## DESCRIPTION OF THE TASK:
Please output the lines shown below exactly as they appear.

----------------------------------------

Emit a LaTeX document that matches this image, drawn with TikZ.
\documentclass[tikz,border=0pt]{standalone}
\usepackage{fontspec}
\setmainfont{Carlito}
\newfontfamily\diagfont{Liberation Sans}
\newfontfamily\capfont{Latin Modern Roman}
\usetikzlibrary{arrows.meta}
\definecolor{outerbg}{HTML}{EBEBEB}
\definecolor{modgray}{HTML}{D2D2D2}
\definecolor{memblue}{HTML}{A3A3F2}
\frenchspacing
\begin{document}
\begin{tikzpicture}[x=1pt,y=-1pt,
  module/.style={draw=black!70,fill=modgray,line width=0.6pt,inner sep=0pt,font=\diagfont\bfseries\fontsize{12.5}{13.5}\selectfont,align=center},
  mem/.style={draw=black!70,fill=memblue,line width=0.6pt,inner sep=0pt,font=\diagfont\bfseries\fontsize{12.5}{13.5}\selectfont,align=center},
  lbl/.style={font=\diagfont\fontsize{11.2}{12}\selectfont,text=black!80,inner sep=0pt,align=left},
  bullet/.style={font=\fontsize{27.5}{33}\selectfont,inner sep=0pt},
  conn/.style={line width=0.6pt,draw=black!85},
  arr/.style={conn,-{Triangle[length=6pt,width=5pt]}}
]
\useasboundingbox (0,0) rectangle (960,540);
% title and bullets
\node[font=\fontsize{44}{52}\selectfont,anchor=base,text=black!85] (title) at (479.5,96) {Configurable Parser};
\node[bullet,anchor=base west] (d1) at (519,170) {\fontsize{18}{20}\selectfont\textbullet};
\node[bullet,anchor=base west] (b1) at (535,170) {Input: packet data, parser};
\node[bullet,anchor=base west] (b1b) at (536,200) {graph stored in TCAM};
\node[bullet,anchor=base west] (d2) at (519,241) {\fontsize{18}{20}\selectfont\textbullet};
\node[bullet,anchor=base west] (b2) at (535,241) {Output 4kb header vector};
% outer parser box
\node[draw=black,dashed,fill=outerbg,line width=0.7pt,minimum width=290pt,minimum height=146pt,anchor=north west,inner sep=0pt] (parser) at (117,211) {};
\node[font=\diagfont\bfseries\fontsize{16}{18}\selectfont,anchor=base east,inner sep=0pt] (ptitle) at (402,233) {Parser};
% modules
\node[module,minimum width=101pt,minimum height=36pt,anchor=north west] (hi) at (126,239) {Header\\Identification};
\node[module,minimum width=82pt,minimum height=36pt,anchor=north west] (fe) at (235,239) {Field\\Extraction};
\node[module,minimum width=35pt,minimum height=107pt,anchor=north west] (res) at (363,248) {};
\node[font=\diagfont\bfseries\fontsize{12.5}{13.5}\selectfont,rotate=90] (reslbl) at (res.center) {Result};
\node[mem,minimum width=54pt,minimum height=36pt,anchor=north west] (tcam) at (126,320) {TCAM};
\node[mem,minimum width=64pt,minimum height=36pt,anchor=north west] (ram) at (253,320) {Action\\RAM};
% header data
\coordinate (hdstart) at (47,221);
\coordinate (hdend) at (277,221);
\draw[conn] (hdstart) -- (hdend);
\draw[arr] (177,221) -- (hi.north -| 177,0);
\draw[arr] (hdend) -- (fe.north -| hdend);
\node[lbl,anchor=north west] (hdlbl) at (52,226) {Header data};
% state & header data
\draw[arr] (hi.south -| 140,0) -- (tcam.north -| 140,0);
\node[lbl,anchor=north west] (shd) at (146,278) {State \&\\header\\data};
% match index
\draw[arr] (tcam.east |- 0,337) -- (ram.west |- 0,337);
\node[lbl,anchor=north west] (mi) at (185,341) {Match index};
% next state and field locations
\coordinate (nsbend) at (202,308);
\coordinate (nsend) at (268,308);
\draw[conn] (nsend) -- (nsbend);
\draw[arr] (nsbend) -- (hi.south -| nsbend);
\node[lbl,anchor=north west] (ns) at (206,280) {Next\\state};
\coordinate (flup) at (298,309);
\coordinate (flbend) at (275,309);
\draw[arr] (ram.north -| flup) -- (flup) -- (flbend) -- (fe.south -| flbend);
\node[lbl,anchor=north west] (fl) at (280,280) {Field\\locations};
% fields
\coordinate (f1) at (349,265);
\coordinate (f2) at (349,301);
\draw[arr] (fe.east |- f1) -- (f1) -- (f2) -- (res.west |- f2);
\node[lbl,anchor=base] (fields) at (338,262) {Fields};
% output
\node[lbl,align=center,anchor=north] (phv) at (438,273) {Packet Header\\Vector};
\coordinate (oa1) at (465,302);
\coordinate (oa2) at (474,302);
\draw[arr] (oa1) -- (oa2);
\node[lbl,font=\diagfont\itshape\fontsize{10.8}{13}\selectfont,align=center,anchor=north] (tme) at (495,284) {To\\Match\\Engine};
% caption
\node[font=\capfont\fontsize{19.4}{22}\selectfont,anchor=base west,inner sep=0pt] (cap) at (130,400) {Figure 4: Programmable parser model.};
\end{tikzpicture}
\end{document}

----------------------------------------

## ANSWER FOR THIS EXERCISE:
Emit a LaTeX document that matches this image, drawn with TikZ.
\documentclass[tikz,border=0pt]{standalone}
\usepackage{fontspec}
\setmainfont{Carlito}
\newfontfamily\diagfont{Liberation Sans}
\newfontfamily\capfont{Latin Modern Roman}
\usetikzlibrary{arrows.meta}
\definecolor{outerbg}{HTML}{EBEBEB}
\definecolor{modgray}{HTML}{D2D2D2}
\definecolor{memblue}{HTML}{A3A3F2}
\frenchspacing
\begin{document}
\begin{tikzpicture}[x=1pt,y=-1pt,
  module/.style={draw=black!70,fill=modgray,line width=0.6pt,inner sep=0pt,font=\diagfont\bfseries\fontsize{12.5}{13.5}\selectfont,align=center},
  mem/.style={draw=black!70,fill=memblue,line width=0.6pt,inner sep=0pt,font=\diagfont\bfseries\fontsize{12.5}{13.5}\selectfont,align=center},
  lbl/.style={font=\diagfont\fontsize{11.2}{12}\selectfont,text=black!80,inner sep=0pt,align=left},
  bullet/.style={font=\fontsize{27.5}{33}\selectfont,inner sep=0pt},
  conn/.style={line width=0.6pt,draw=black!85},
  arr/.style={conn,-{Triangle[length=6pt,width=5pt]}}
]
\useasboundingbox (0,0) rectangle (960,540);
% title and bullets
\node[font=\fontsize{44}{52}\selectfont,anchor=base,text=black!85] (title) at (479.5,96) {Configurable Parser};
\node[bullet,anchor=base west] (d1) at (519,170) {\fontsize{18}{20}\selectfont\textbullet};
\node[bullet,anchor=base west] (b1) at (535,170) {Input: packet data, parser};
\node[bullet,anchor=base west] (b1b) at (536,200) {graph stored in TCAM};
\node[bullet,anchor=base west] (d2) at (519,241) {\fontsize{18}{20}\selectfont\textbullet};
\node[bullet,anchor=base west] (b2) at (535,241) {Output 4kb header vector};
% outer parser box
\node[draw=black,dashed,fill=outerbg,line width=0.7pt,minimum width=290pt,minimum height=146pt,anchor=north west,inner sep=0pt] (parser) at (117,211) {};
\node[font=\diagfont\bfseries\fontsize{16}{18}\selectfont,anchor=base east,inner sep=0pt] (ptitle) at (402,233) {Parser};
% modules
\node[module,minimum width=101pt,minimum height=36pt,anchor=north west] (hi) at (126,239) {Header\\Identification};
\node[module,minimum width=82pt,minimum height=36pt,anchor=north west] (fe) at (235,239) {Field\\Extraction};
\node[module,minimum width=35pt,minimum height=107pt,anchor=north west] (res) at (363,248) {};
\node[font=\diagfont\bfseries\fontsize{12.5}{13.5}\selectfont,rotate=90] (reslbl) at (res.center) {Result};
\node[mem,minimum width=54pt,minimum height=36pt,anchor=north west] (tcam) at (126,320) {TCAM};
\node[mem,minimum width=64pt,minimum height=36pt,anchor=north west] (ram) at (253,320) {Action\\RAM};
% header data
\coordinate (hdstart) at (47,221);
\coordinate (hdend) at (277,221);
\draw[conn] (hdstart) -- (hdend);
\draw[arr] (177,221) -- (hi.north -| 177,0);
\draw[arr] (hdend) -- (fe.north -| hdend);
\node[lbl,anchor=north west] (hdlbl) at (52,226) {Header data};
% state & header data
\draw[arr] (hi.south -| 140,0) -- (tcam.north -| 140,0);
\node[lbl,anchor=north west] (shd) at (146,278) {State \&\\header\\data};
% match index
\draw[arr] (tcam.east |- 0,337) -- (ram.west |- 0,337);
\node[lbl,anchor=north west] (mi) at (185,341) {Match index};
% next state and field locations
\coordinate (nsbend) at (202,308);
\coordinate (nsend) at (268,308);
\draw[conn] (nsend) -- (nsbend);
\draw[arr] (nsbend) -- (hi.south -| nsbend);
\node[lbl,anchor=north west] (ns) at (206,280) {Next\\state};
\coordinate (flup) at (298,309);
\coordinate (flbend) at (275,309);
\draw[arr] (ram.north -| flup) -- (flup) -- (flbend) -- (fe.south -| flbend);
\node[lbl,anchor=north west] (fl) at (280,280) {Field\\locations};
% fields
\coordinate (f1) at (349,265);
\coordinate (f2) at (349,301);
\draw[arr] (fe.east |- f1) -- (f1) -- (f2) -- (res.west |- f2);
\node[lbl,anchor=base] (fields) at (338,262) {Fields};
% output
\node[lbl,align=center,anchor=north] (phv) at (438,273) {Packet Header\\Vector};
\coordinate (oa1) at (465,302);
\coordinate (oa2) at (474,302);
\draw[arr] (oa1) -- (oa2);
\node[lbl,font=\diagfont\itshape\fontsize{10.8}{13}\selectfont,align=center,anchor=north] (tme) at (495,284) {To\\Match\\Engine};
% caption
\node[font=\capfont\fontsize{19.4}{22}\selectfont,anchor=base west,inner sep=0pt] (cap) at (130,400) {Figure 4: Programmable parser model.};
\end{tikzpicture}
\end{document}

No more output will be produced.